Jury deliberations were expected to begin Friday morning in the child labor trial of Sholom Rubashkin, the former manager of the Agriprocessors Inc. kosher slaughterhouse in Postville. He faces 67 counts of allowing children to work excessive hours and around dangerous equipment and chemicals.

"Our defense is complete, total, wall-to-wall Mr. Rubashkin didn't permit the employment of minors at the plant," Mark Weinhardt, an attorney for Rubashkin, told jurors during the defense's three-hour presentation.

Weinhardt said Rubashkin's "mistake was trusting" the personnel department. Prosecutors have argued there is evidence dozens of children were working at the plant on the day of a May 2008 immigration raid.

After the final arguments were given, Judge Nathan Callahan decided to allow one alternate to accompany the jury into deliberations because of the possibility of illness. Both sides agreed to the arrangement. One juror's apparent sickness caused two breaks in the state's rebuttal argument Thursday.

Callahan also ruled that Rubashkin will remain in the Black Hawk County Jail in Waterloo while jurors are deliberating. Rubashkin was being held at the Linn County Jail in Cedar Rapids and brought to Waterloo each day for the trial.

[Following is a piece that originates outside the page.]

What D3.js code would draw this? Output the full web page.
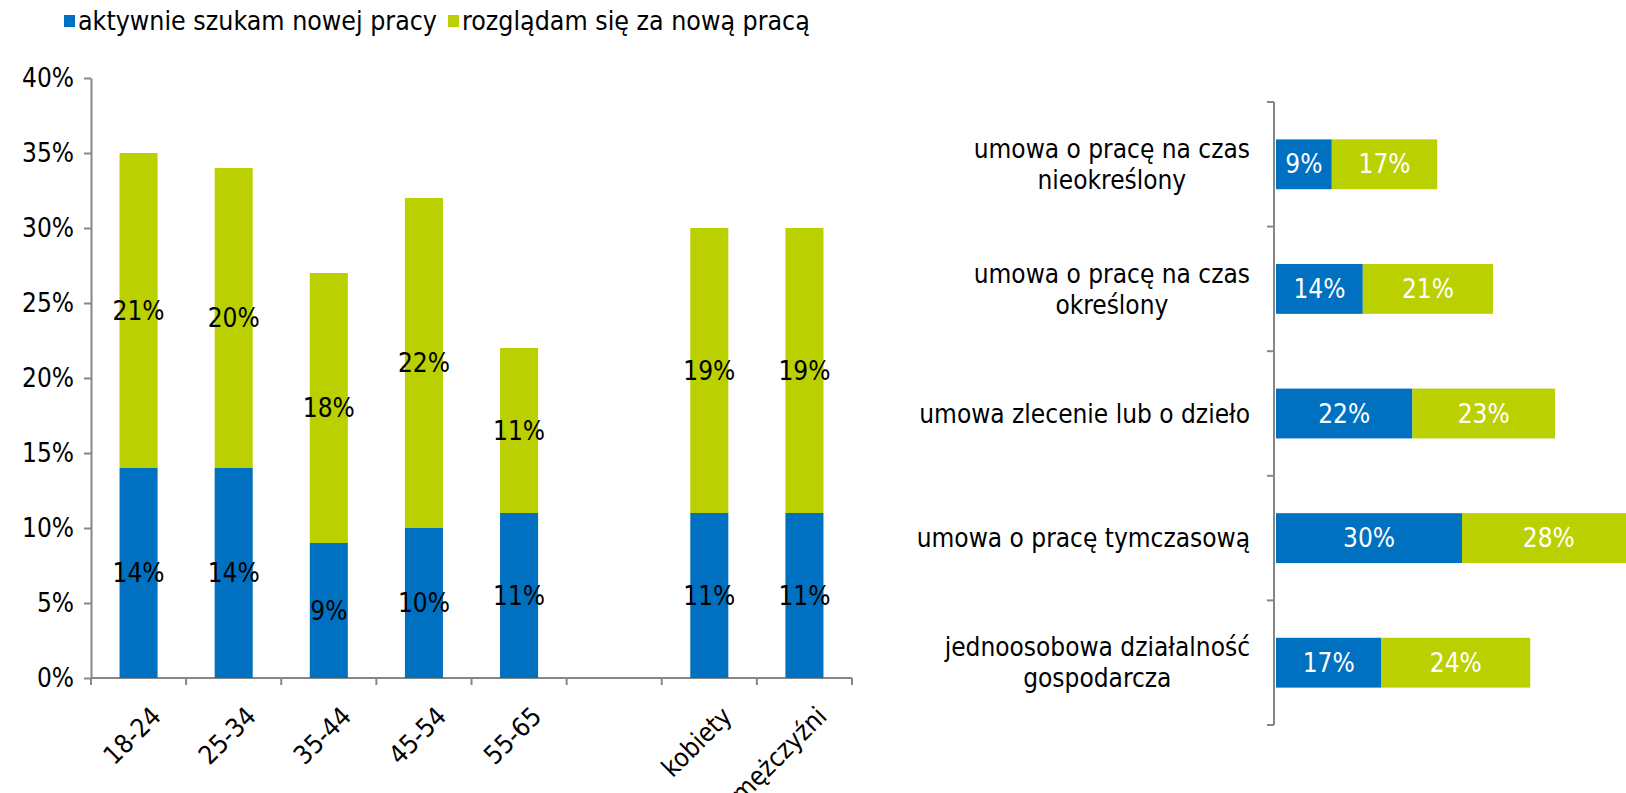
<!DOCTYPE html>
<html lang="pl">
<head>
<meta charset="utf-8">
<script src="https://cdn.jsdelivr.net/npm/d3@7"></script>
<style>
  body { margin: 0; background: #fff; }
  svg { font-family: "DejaVu Sans Condensed", "DejaVu Sans"; font-stretch: condensed; }
  .axis path, .axis line { stroke: #868686; stroke-width: 2; }
</style>
</head>
<body>
<svg width="1626" height="793"></svg>
<script>
// --- data ---
var seriesNames = ["aktywnie szukam nowej pracy", "rozglądam się za nową pracą"];
var colors = ["#0070C0", "#BBD000"];

var ageCats = ["18-24", "25-34", "35-44", "45-54", "55-65", "", "kobiety", "mężczyźni"];
var ageActive = [14, 14, 9, 10, 11, null, 11, 11];
var ageBrowsing = [21, 20, 18, 22, 11, null, 19, 19];
var yTicks = [0, 5, 10, 15, 20, 25, 30, 35, 40];

var contractCats = [
  "umowa o pracę na czas\nnieokreślony",
  "umowa o pracę na czas\nokreślony",
  "umowa zlecenie lub o dzieło",
  "umowa o pracę tymczasową",
  "jednoosobowa działalność\ngospodarcza"
];
var contractActive = [9, 14, 22, 30, 17];
var contractBrowsing = [17, 21, 23, 28, 24];

var svg = d3.select("svg");
var fs = 26;

// legend
var legend = svg.append("g");
var lx = [64, 448];
seriesNames.forEach(function(name, i) {
  legend.append("rect").attr("x", lx[i]).attr("y", 15).attr("width", 11).attr("height", 12).attr("fill", colors[i]);
  legend.append("text").attr("x", lx[i] + 14).attr("y", 21).attr("dy", "0.35em")
    .attr("font-size", 26.5).text(name);
});

// ---- left chart ----
var x = d3.scaleBand().domain(ageCats).range([91, 852]).paddingInner(0.6).paddingOuter(0.3);
var y = d3.scaleLinear().domain([0, 40]).range([678, 78]);

var left = svg.append("g");

var yAxis = left.append("g").attr("class", "axis").attr("transform", "translate(91,0)")
  .call(d3.axisLeft(y).tickValues(yTicks).tickSize(7).tickSizeOuter(0).tickPadding(10)
    .tickFormat(function(d) { return d + "%"; }));
yAxis.selectAll("text").attr("font-size", fs).attr("fill", "#000");
yAxis.attr("font-family", null);

// x axis line with ticks at band boundaries
var xAxis = left.append("g").attr("class", "axis");
xAxis.append("line").attr("x1", x.range()[0]).attr("x2", x.range()[1]).attr("y1", y(0)).attr("y2", y(0));
d3.range(ageCats.length + 1).forEach(function(i) {
  var bx = x.range()[0] + i * x.step();
  xAxis.append("line").attr("x1", bx).attr("x2", bx).attr("y1", y(0)).attr("y2", y(0) + 7);
});

var ageData = ageCats.map(function(c, i) { return { cat: c, a: ageActive[i], b: ageBrowsing[i] }; })
  .filter(function(d) { return d.a != null; });

var bars = left.selectAll(".bar").data(ageData).enter().append("g");
bars.append("rect").attr("x", function(d) { return x(d.cat); }).attr("width", x.bandwidth())
  .attr("y", function(d) { return y(d.a); }).attr("height", function(d) { return y(0) - y(d.a); })
  .attr("fill", colors[0]);
bars.append("rect").attr("x", function(d) { return x(d.cat); }).attr("width", x.bandwidth())
  .attr("y", function(d) { return y(d.a + d.b); }).attr("height", function(d) { return y(d.a) - y(d.a + d.b); })
  .attr("fill", colors[1]);
bars.append("text").attr("x", function(d) { return x(d.cat) + x.bandwidth() / 2; })
  .attr("y", function(d) { return y(d.a / 2); }).attr("dy", "0.35em").attr("text-anchor", "middle")
  .attr("font-size", fs).text(function(d) { return d.a + "%"; });
bars.append("text").attr("x", function(d) { return x(d.cat) + x.bandwidth() / 2; })
  .attr("y", function(d) { return y(d.a + d.b / 2); }).attr("dy", "0.35em").attr("text-anchor", "middle")
  .attr("font-size", fs).text(function(d) { return d.b + "%"; });

// rotated category labels
left.selectAll(".xl").data(ageCats.filter(function(c) { return c !== ""; })).enter().append("text")
  .attr("text-anchor", "end").attr("font-size", fs)
  .attr("transform", function(c) {
    return "translate(" + (x(c) + x.bandwidth() / 2 + 11) + "," + (y(0) + 27) + ") rotate(-45)";
  })
  .attr("dy", "0.7em").text(function(c) { return c; });

// ---- right chart ----
var yr = d3.scaleBand().domain(contractCats).range([102, 725]).paddingInner(0.6).paddingOuter(0.3);
var xr = d3.scaleLinear().domain([0, 60]).range([1276, 1648]);

var right = svg.append("g");
var rAxis = right.append("g").attr("class", "axis");
rAxis.append("line").attr("x1", 1274).attr("x2", 1274).attr("y1", yr.range()[0]).attr("y2", yr.range()[1]);
d3.range(contractCats.length + 1).forEach(function(i) {
  var by = yr.range()[0] + i * yr.step();
  rAxis.append("line").attr("x1", 1267).attr("x2", 1274).attr("y1", by).attr("y2", by);
});

var cData = contractCats.map(function(c, i) { return { cat: c, a: contractActive[i], b: contractBrowsing[i] }; });
var hb = right.selectAll(".hbar").data(cData).enter().append("g");
hb.append("rect").attr("x", xr(0)).attr("y", function(d) { return yr(d.cat); })
  .attr("width", function(d) { return xr(d.a) - xr(0); }).attr("height", yr.bandwidth()).attr("fill", colors[0]);
hb.append("rect").attr("x", function(d) { return xr(d.a); }).attr("y", function(d) { return yr(d.cat); })
  .attr("width", function(d) { return xr(d.a + d.b) - xr(d.a); }).attr("height", yr.bandwidth()).attr("fill", colors[1]);
hb.append("text").attr("x", function(d) { return xr(d.a / 2); })
  .attr("y", function(d) { return yr(d.cat) + yr.bandwidth() / 2; }).attr("dy", "0.35em")
  .attr("text-anchor", "middle").attr("fill", "#fff").attr("font-size", fs).text(function(d) { return d.a + "%"; });
hb.append("text").attr("x", function(d) { return xr(d.a + d.b / 2); })
  .attr("y", function(d) { return yr(d.cat) + yr.bandwidth() / 2; }).attr("dy", "0.35em")
  .attr("text-anchor", "middle").attr("fill", "#fff").attr("font-size", fs).text(function(d) { return d.b + "%"; });

// category labels: block right-aligned, lines centred on each other
cData.forEach(function(d) {
  var lines = d.cat.split("\n");
  var cy = yr(d.cat) + yr.bandwidth() / 2;
  var g = right.append("g");
  var texts = lines.map(function(l, i) {
    return g.append("text").attr("font-size", fs).attr("text-anchor", "middle")
      .attr("y", cy + (i - (lines.length - 1) / 2) * 31).attr("dy", "0.35em").text(l);
  });
  var w = d3.max(texts, function(t) { return t.node().getComputedTextLength(); });
  texts.forEach(function(t) { t.attr("x", 1250 - w / 2); });
});
</script>
</body>
</html>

During closing arguments, Rubashkin's attorneys hammered away at the credibility of Matt Derrick, a former Agriprocessors employee who was the only state witness to say he told the executive the plant had underage workers before an investigation started in 2008.

Defense attorney F. Montgomery Brown said the prosecution's case amounted to arguing that Rubashkin knew minors had jobs at the plant simply by seeing them on the plant floor.

Brown put on a hard hat and long white frock used by Agriprocessors workers and turned his back to the jury panel.

"Do I look the same as I did three seconds ago? Can you tell how old I am?" he asked.

Rubashkin is also awaiting sentencing on federal fraud convictions connected to bank loans the company received.